The exact days can change. The important part is the order.
Decide first. Draft second. Review before launch. Learn before planning again.
That rhythm is also a good test for whether a tool is helping. If a platform creates more assets but does not make this loop easier, it may be adding output without reducing operational drag.
What a good AI weekly marketing plan should avoid
Watch for these failure modes:
- A content calendar with no business priority
- Posts that are disconnected from current offers
- Ad copy generated before the landing page is ready
- Reports that list metrics but do not recommend action
- Over-automation of customer-sensitive messages
- Generic AI phrasing that could belong to any brand
- Too many channels for the team's actual capacity
- No owner for follow-up
AI should make the plan more specific, not more generic.

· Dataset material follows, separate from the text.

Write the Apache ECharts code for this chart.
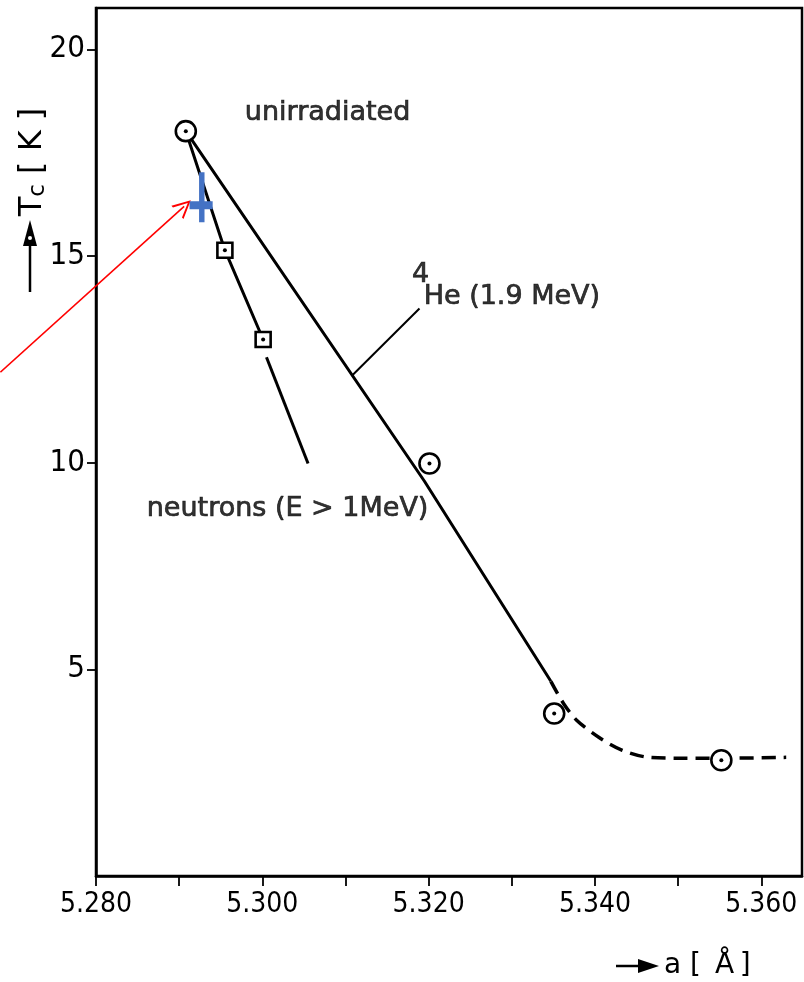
<!DOCTYPE html>
<html><head><meta charset="utf-8">
<script src="https://cdn.jsdelivr.net/npm/echarts@6/dist/echarts.min.js"></script>
<style>html,body{margin:0;padding:0;background:#fff}#c{width:804px;height:982px}</style>
</head><body><div id="c"></div>
<script>
// ---- data ----
const xTicks = [5.28, 5.29, 5.30, 5.31, 5.32, 5.33, 5.34, 5.35, 5.36];
const xLabels = [5.28, 5.30, 5.32, 5.34, 5.36];
const yTicks = [5, 10, 15, 20];
const circlePoints = [[5.2908, 18.02], [5.3201, 9.98], [5.3351, 3.93], [5.3552, 2.80]];
const squarePoints = [[5.2955, 15.14], [5.3001, 12.98]];
const neutronLine = [[5.2908, 18.02], [5.2955, 15.14], [5.3001, 12.98]];
const neutronExtrap = [[5.3005, 12.55], [5.3055, 9.98]];
const heliumSolid = [[5.2908, 18.02], [5.3195, 9.55], [5.3347, 4.71]];
const heliumDashed = [[5.3347, 4.71], [5.3362, 4.18], [5.3378, 3.77], [5.3405, 3.35], [5.3433, 3.04], [5.3465, 2.87], [5.3505, 2.85], [5.3550, 2.85], [5.3630, 2.87]];
const heLeader = [[5.3108, 12.11], [5.3189, 13.73]];
const blueCross = [[5.2927, 16.23]];
const redArrow = [[5.2685, 12.19], [5.2906, 16.20]];
const annotationTexts = ['unirradiated', '4', 'He (1.9 MeV)', 'neutrons (E > 1MeV)'];
const annotationAnchors = [[5.2979, 18.45], [5.3180, 14.53], [5.3194, 14.00], [5.2861, 8.87]];

const numFont = "'DejaVu Sans Condensed', 'Liberation Sans Narrow', 'DejaVu Sans', sans-serif";
const txtFont = "'DejaVu Sans', 'Liberation Sans', sans-serif";
const ink = '#000';

const chart = echarts.init(document.getElementById('c'), null, { renderer: 'canvas' });
const option = {
  animation: false,
  backgroundColor: '#fff',
  grid: { left: 96, right: 2, top: 8, bottom: 106, show: true, borderColor: ink, borderWidth: 2.5, backgroundColor: 'transparent' },
  xAxis: {
    type: 'value', min: 5.28, max: 5.3649,
    axisLine: { show: true, lineStyle: { color: ink, width: 2.5 } },
    axisTick: { show: true, length: 10, customValues: xTicks, lineStyle: { color: ink, width: 1.8 } },
    axisLabel: { customValues: xLabels, margin: 15, color: ink, fontSize: 28, fontFamily: numFont, formatter: v => v.toFixed(3) },
    splitLine: { show: false }
  },
  yAxis: {
    type: 'value', min: 0, max: 21,
    axisLine: { show: true, lineStyle: { color: ink, width: 2.5 } },
    axisTick: { show: true, length: 9, customValues: yTicks, lineStyle: { color: ink, width: 1.8 } },
    axisLabel: { customValues: yTicks, margin: 11, color: ink, fontSize: 31, fontFamily: numFont },
    splitLine: { show: false }
  },
  series: [
    { type: 'line', data: heliumSolid, symbol: 'none', lineStyle: { color: ink, width: 3 }, z: 2 },
    { type: 'line', data: heliumDashed, symbol: 'none', smooth: 0.3, lineStyle: { color: ink, width: 3.5, type: [14, 8] }, z: 2 },
    { type: 'line', data: neutronLine, symbol: 'none', lineStyle: { color: ink, width: 3 }, z: 2 },
    { type: 'line', data: neutronExtrap, symbol: 'none', lineStyle: { color: ink, width: 3 }, z: 2 },
    { type: 'line', data: heLeader, symbol: 'none', lineStyle: { color: ink, width: 2 }, z: 2 },
    { type: 'scatter', data: circlePoints, symbol: 'circle', symbolSize: 20, itemStyle: { color: '#fff', borderColor: ink, borderWidth: 2.6, opacity: 1 }, z: 3 },
    { type: 'scatter', data: squarePoints, symbol: 'rect', symbolSize: 15, itemStyle: { color: '#fff', borderColor: ink, borderWidth: 2.6, opacity: 1 }, z: 3 },
    { type: 'scatter', data: circlePoints.concat(squarePoints), symbol: 'circle', symbolSize: 4, itemStyle: { color: ink, opacity: 1 }, z: 4 },
    {
      type: 'scatter', data: annotationAnchors.map((p, i) => ({ value: p, name: annotationTexts[i] })),
      symbolSize: 0, z: 5, silent: true,
      label: {
        show: true, position: 'right', distance: 0, color: ink, fontFamily: txtFont, fontSize: 27,
        textBorderColor: ink, textBorderWidth: 0.7,
        formatter: p => p.name
      },
      itemStyle: { color: 'transparent' }
    },
    {
      type: 'lines', coordinateSystem: 'cartesian2d', clip: false, z: 6,
      data: [{ coords: redArrow }],
      symbol: ['none', 'path://M10,0 L20,22 L17.5,22 L10,5 L2.5,22 L0,22 Z'], symbolSize: [14, 18],
      lineStyle: { color: '#ff0000', width: 1.6, opacity: 1 }
    },
    {
      type: 'scatter', data: blueCross, z: 7,
      symbol: 'path://M14,0 L22,0 L22,29 L34,29 L34,37 L22,37 L22,50 L14,50 L14,37 L0,37 L0,29 L14,29 Z',
      symbolSize: [34, 50], symbolOffset: [-0.5, -8], symbolKeepAspect: true,
      itemStyle: { color: '#4472c4', opacity: 1 }
    }
  ],
  graphic: [
    // y-axis name: arrow + rotated text
    { type: 'line', shape: { x1: 30, y1: 292, x2: 30, y2: 236 }, style: { stroke: ink, lineWidth: 2.5 } },
    { type: 'polygon', shape: { points: [[23, 246], [37, 246], [30, 220]] }, style: { fill: ink } },
    { type: 'circle', shape: { cx: 30, cy: 238, r: 2 }, style: { fill: '#fff' } },
    {
      type: 'text', x: 33, y: 162, rotation: Math.PI / 2,
      style: {
        text: '{t|T}{s|c}{t| [ K ]}', align: 'center', verticalAlign: 'middle',
        rich: {
          t: { fontSize: 32, fontFamily: txtFont, fill: ink },
          s: { fontSize: 23, fontFamily: txtFont, fill: ink, padding: [10, 0, 0, 0] }
        }
      }
    },
    // x-axis name
    { type: 'line', shape: { x1: 616, y1: 966, x2: 645, y2: 966 }, style: { stroke: ink, lineWidth: 2.5 } },
    { type: 'polygon', shape: { points: [[638, 959], [638, 973], [659, 966]] }, style: { fill: ink } },
    { type: 'text', x: 664, y: 966, style: { text: 'a [\u2002Å\u2009]', fontSize: 28, fontFamily: txtFont, fill: ink, verticalAlign: 'middle' } }
  ]
};
chart.setOption(option);
</script>
</body></html>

If the output sounds polished but could apply to any company, ask for a tighter version using your current offer, real audience, actual constraints, approved proof, and preferred next action.
Where Adessa fits
Adessa is being built around this broader workflow: AI marketing on autopilot, with the human still in control of the facts, approvals, and brand judgment.
The point is not to replace the operator. The point is to stop making the operator rebuild the marketing machine every week.
A stronger weekly system turns one business priority into a brief, drafts useful assets, supports launch, watches results, and helps decide what should happen next. That is the difference between AI content generation and AI marketing operations.
Teams evaluating whether that kind of workflow fits can explore Adessa's use-case overview or compare plans on the pricing page.
Bottom line
A weekly marketing plan with AI should make the week clearer.
Start with the business priority. Build a short brief. Draft from real inputs. Review anything that needs judgment. Launch with a checklist. Turn results into the next plan.
That is how AI becomes useful: not as a random idea generator, but as a repeatable operating system for the marketing work that has to happen every week.